The story begins with Henry Fothergill Chorley (1808-1872), a Quaker-born novelist, playwright, libretticist, and literary and music critic in London, England, the United Kingdom.  In 1842 he published a hymn, “God, the All-Terrible! Thou Who Ordainest.”  My sources identified the the publication as having occurred in Part Music (1842), by John Pike Hullah (1812-1884).  A search at hymnary.org led me to my reprint of the Plymouth Collection of Hymns and Tunes (Henry Ward Beecher, Plymouth Congregational Church, Brooklyn, New York, 1855), where I found these verses:

1.  God, the all-terrible!
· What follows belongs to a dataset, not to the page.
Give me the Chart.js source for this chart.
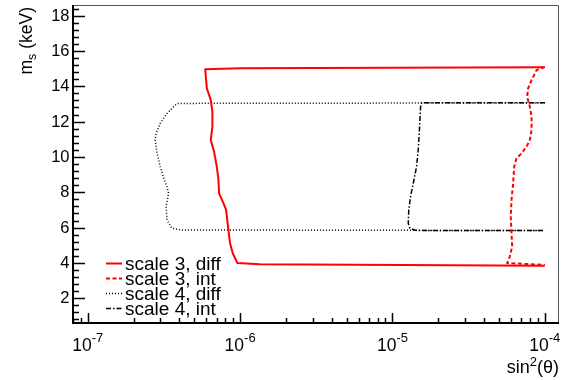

Thou who ordainest

Thunder Thy clarion, and lightning Thy sword;

Show forth Thy pity on high where Thou reignest,

Give to us peace in our time, O Lord.

2.  God, the Omnipotent! mighty Avenger,

Watching invisible, judging unheard;

Save us in mercy, O save us from danger,

Give to us peace in our time, O Lord.

3.  God, the all-merciful! earth hath forsaken

Thy ways all holy, and slighted Thy word;

But not Thy wrath in its terror awaken,

Give to us pardon and peace, O Lord.

4.  So will Thy people with thankful devotion,

Praise Him who saved them from peril and sword;

Shouting in chorus, from ocean to ocean,

Peace to the nations, and praise to the Lord.

(Hymn #1101)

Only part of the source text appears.